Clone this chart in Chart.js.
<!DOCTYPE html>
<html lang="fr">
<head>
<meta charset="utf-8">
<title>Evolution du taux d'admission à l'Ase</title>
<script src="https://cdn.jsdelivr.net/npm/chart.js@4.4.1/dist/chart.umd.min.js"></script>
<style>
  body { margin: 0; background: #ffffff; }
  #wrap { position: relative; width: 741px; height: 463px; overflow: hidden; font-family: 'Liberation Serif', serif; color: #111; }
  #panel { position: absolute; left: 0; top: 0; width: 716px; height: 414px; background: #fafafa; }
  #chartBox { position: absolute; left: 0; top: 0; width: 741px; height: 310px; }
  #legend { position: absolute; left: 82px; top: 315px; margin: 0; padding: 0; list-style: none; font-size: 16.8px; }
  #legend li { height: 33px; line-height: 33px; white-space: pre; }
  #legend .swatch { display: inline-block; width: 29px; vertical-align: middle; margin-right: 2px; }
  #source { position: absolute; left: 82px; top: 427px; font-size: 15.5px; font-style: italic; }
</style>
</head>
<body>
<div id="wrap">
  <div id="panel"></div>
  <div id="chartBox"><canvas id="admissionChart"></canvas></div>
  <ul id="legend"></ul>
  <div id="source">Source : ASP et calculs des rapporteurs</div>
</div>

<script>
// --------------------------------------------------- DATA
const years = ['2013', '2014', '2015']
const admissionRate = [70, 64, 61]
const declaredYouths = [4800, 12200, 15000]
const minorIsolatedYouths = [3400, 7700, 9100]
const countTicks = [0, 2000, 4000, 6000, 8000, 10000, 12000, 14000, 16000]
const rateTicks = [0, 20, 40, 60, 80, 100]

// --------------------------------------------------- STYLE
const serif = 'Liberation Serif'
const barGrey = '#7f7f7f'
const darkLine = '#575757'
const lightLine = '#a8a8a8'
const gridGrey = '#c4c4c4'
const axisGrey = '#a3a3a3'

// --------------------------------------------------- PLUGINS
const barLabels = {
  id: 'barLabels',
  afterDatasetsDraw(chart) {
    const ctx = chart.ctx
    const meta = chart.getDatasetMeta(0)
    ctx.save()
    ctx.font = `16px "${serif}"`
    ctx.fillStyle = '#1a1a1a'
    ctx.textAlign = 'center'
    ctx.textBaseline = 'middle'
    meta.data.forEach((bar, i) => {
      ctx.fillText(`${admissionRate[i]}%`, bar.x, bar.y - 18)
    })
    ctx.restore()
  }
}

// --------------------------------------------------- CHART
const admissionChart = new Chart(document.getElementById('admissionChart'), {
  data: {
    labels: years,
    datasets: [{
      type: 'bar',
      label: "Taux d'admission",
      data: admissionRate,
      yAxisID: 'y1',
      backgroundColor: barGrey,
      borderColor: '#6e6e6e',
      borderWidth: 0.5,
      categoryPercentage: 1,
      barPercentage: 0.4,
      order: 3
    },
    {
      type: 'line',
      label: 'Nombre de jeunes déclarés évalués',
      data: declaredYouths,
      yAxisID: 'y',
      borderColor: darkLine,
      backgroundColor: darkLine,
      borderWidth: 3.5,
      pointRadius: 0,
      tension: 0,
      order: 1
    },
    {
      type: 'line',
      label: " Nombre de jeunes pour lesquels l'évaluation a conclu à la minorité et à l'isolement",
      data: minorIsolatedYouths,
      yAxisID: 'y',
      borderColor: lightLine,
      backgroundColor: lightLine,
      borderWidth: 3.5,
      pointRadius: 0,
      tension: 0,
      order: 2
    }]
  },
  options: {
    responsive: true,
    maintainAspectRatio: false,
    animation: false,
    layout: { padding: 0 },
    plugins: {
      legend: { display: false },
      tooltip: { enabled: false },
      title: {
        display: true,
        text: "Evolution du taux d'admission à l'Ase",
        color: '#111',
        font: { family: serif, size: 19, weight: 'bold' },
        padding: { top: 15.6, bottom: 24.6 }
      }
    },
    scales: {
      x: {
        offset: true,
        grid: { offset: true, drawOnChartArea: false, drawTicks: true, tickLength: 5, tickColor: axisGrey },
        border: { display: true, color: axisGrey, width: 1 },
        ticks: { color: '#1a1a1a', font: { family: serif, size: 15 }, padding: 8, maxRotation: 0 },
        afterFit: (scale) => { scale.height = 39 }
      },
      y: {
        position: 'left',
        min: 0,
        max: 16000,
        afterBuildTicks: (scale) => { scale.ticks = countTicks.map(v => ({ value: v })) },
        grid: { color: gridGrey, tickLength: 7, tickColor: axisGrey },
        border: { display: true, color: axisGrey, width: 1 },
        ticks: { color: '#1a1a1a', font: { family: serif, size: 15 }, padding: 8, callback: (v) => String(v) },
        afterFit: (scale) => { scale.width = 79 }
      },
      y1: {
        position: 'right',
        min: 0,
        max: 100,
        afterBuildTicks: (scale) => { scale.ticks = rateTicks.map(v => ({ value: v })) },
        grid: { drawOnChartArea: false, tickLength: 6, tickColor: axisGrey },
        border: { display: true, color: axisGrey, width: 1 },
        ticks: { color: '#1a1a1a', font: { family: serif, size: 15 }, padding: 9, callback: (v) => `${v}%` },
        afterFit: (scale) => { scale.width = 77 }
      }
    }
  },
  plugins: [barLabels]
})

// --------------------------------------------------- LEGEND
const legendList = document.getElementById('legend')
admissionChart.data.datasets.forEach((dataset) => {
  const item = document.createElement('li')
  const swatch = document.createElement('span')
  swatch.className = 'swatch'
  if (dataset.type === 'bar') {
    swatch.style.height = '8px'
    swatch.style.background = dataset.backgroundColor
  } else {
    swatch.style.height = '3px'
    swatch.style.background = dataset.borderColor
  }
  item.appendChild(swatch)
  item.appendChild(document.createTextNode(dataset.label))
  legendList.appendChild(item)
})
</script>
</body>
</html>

◇ ◇ ◇ ◇ ◇ ◇ ◇

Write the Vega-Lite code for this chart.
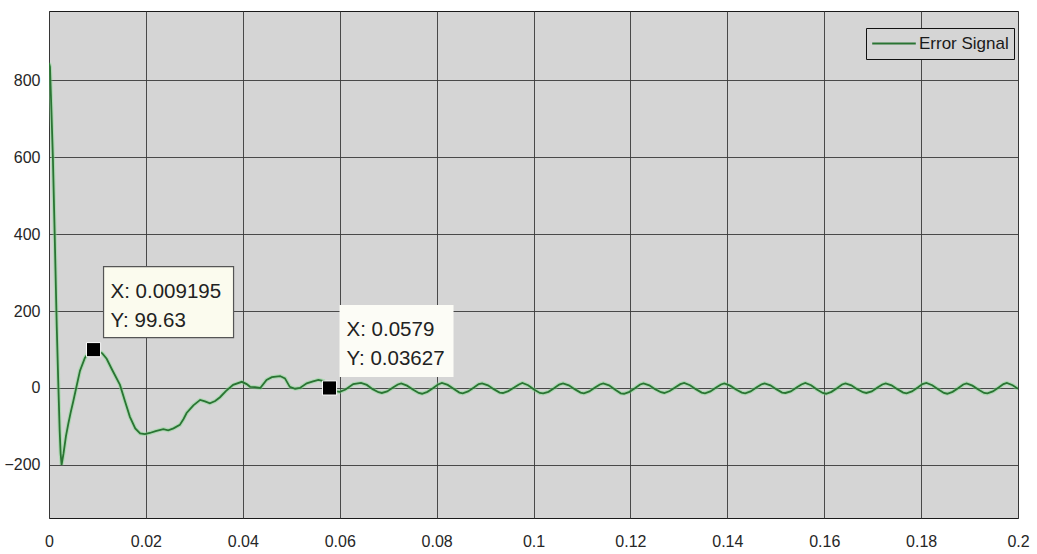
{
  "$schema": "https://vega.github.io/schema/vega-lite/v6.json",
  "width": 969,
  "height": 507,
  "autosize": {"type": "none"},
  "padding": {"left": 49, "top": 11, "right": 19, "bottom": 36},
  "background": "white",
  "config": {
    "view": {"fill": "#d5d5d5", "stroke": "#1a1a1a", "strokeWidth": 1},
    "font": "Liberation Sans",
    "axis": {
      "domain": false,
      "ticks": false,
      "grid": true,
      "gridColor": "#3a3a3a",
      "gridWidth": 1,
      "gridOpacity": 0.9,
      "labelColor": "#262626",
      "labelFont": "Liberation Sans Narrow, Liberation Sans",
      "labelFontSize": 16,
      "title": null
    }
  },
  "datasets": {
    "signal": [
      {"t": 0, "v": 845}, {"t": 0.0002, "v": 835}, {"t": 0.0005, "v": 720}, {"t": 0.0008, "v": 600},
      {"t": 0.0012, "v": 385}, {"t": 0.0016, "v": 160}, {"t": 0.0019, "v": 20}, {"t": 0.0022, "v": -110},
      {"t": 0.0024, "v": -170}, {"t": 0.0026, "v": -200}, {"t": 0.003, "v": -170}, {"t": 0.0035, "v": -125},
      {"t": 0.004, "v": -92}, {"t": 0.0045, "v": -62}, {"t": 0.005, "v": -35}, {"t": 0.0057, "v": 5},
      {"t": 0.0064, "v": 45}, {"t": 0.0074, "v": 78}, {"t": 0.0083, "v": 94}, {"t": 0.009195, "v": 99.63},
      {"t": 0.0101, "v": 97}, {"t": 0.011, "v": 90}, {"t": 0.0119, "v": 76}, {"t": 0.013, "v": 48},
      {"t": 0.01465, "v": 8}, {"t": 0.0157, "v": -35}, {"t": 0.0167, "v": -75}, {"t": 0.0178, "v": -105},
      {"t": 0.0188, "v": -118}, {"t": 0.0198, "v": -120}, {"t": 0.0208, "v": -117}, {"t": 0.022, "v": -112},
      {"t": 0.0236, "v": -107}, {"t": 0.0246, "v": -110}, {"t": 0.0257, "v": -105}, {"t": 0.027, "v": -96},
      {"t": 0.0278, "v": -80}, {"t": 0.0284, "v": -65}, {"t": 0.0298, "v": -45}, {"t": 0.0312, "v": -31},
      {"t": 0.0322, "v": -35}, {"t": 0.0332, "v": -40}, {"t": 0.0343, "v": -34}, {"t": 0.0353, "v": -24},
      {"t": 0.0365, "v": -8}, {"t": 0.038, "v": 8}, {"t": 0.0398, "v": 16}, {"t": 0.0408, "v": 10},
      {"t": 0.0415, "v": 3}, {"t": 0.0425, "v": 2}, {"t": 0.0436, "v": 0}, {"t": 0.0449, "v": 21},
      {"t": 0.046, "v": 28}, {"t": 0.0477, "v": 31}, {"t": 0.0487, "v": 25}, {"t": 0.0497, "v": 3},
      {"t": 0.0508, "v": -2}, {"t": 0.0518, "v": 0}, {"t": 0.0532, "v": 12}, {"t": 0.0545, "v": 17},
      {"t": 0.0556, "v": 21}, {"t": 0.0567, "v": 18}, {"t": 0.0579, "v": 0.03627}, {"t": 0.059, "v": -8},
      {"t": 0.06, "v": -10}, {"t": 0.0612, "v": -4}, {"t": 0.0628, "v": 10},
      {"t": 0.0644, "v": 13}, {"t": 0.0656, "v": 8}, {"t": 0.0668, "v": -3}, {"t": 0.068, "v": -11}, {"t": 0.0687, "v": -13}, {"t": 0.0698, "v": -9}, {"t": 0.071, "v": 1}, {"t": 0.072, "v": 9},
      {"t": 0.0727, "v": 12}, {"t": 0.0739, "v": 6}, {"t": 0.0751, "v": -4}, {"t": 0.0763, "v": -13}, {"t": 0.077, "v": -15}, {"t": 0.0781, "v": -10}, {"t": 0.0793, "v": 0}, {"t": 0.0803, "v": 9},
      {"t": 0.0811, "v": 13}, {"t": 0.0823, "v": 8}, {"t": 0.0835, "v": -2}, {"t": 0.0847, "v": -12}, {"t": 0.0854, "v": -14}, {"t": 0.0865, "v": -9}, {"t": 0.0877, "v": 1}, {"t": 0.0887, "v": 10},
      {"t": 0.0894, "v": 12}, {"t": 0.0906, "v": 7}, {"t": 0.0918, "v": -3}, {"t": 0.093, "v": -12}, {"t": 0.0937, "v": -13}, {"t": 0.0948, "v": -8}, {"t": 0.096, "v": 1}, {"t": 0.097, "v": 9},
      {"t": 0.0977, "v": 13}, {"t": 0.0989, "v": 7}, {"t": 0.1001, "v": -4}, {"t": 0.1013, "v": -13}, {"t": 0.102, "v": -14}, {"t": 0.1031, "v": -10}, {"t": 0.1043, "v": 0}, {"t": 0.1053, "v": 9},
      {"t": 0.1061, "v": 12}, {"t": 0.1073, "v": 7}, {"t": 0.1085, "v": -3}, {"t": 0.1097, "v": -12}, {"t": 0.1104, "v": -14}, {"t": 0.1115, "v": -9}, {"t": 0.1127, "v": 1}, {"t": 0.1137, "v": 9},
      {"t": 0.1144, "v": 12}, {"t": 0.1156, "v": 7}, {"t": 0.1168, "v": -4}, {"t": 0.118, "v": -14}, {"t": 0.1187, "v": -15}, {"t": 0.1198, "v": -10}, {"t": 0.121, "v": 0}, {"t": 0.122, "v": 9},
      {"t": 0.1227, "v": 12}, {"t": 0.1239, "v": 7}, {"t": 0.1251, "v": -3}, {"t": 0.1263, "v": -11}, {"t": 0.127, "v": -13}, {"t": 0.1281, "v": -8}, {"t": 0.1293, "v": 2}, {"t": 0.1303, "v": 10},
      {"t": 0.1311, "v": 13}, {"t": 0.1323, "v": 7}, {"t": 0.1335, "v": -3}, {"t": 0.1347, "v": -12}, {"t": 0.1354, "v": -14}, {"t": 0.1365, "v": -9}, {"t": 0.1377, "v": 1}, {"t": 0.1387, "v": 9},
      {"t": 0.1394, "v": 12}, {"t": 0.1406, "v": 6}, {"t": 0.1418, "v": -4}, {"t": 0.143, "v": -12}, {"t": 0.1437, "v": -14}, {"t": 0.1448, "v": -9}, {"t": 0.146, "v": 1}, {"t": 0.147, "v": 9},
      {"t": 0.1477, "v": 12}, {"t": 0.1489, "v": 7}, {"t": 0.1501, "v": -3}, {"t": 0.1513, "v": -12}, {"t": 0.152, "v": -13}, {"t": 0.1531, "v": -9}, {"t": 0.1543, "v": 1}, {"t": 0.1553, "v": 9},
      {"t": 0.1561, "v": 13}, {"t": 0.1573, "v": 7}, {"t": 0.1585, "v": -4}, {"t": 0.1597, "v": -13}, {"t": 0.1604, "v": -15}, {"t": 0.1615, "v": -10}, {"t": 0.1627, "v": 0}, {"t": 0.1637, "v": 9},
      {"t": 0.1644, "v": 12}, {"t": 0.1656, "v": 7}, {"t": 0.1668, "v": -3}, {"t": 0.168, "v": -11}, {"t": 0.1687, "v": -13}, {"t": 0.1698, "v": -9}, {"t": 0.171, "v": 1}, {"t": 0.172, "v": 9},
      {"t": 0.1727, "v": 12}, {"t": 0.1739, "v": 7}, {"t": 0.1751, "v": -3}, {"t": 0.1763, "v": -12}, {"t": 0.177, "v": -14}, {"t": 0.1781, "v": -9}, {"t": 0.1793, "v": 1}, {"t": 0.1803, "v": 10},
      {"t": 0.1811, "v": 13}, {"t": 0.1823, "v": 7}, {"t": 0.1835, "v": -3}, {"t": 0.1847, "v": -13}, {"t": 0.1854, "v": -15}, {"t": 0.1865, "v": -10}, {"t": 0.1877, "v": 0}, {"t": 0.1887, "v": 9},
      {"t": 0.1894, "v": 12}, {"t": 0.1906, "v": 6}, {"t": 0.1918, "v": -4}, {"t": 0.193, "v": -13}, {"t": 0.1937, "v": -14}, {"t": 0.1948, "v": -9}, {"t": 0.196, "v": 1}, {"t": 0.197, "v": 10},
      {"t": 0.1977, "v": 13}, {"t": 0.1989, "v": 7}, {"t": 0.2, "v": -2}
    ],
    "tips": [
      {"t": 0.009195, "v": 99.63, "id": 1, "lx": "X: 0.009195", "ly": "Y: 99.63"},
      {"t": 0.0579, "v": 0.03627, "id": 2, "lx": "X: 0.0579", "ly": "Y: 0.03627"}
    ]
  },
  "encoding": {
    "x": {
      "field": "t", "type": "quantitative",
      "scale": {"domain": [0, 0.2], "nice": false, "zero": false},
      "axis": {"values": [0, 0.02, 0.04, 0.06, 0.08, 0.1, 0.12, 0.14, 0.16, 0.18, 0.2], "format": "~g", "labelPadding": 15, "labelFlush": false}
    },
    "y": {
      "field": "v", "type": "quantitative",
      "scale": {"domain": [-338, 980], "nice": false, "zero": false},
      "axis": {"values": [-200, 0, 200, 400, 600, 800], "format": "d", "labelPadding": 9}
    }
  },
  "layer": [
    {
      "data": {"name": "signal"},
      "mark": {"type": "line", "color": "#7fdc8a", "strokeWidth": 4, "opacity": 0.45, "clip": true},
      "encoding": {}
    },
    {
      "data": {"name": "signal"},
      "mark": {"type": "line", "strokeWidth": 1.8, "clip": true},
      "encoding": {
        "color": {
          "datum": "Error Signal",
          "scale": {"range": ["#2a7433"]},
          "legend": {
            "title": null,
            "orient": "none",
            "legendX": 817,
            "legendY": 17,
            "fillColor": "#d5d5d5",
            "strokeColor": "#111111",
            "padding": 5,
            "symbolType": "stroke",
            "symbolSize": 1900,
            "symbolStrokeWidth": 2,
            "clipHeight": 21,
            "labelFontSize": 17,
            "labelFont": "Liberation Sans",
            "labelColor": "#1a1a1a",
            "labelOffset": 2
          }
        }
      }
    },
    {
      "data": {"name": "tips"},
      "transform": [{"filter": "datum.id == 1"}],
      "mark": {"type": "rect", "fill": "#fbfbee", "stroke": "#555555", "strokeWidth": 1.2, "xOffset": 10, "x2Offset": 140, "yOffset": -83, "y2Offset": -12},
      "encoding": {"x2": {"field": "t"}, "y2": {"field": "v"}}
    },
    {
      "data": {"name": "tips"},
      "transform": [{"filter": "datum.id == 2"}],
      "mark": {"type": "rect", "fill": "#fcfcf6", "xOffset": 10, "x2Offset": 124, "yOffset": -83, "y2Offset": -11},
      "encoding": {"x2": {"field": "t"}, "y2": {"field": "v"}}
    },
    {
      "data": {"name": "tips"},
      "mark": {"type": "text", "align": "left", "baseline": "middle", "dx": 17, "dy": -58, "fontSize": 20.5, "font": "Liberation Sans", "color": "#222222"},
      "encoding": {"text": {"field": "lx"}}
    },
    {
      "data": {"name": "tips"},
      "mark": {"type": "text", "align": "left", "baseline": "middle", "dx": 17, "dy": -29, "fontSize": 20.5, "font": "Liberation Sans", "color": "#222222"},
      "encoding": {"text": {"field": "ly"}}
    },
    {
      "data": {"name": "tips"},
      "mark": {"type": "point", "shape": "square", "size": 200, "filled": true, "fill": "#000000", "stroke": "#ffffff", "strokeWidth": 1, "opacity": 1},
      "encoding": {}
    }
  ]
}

◇ ◇ ◇ ◇ ◇ ◇ ◇

Work to be completed:
Collect the lines that hold "this".

Solved problem:
Clone this chart in Chart.js.
Write the Vega-Lite code for this chart.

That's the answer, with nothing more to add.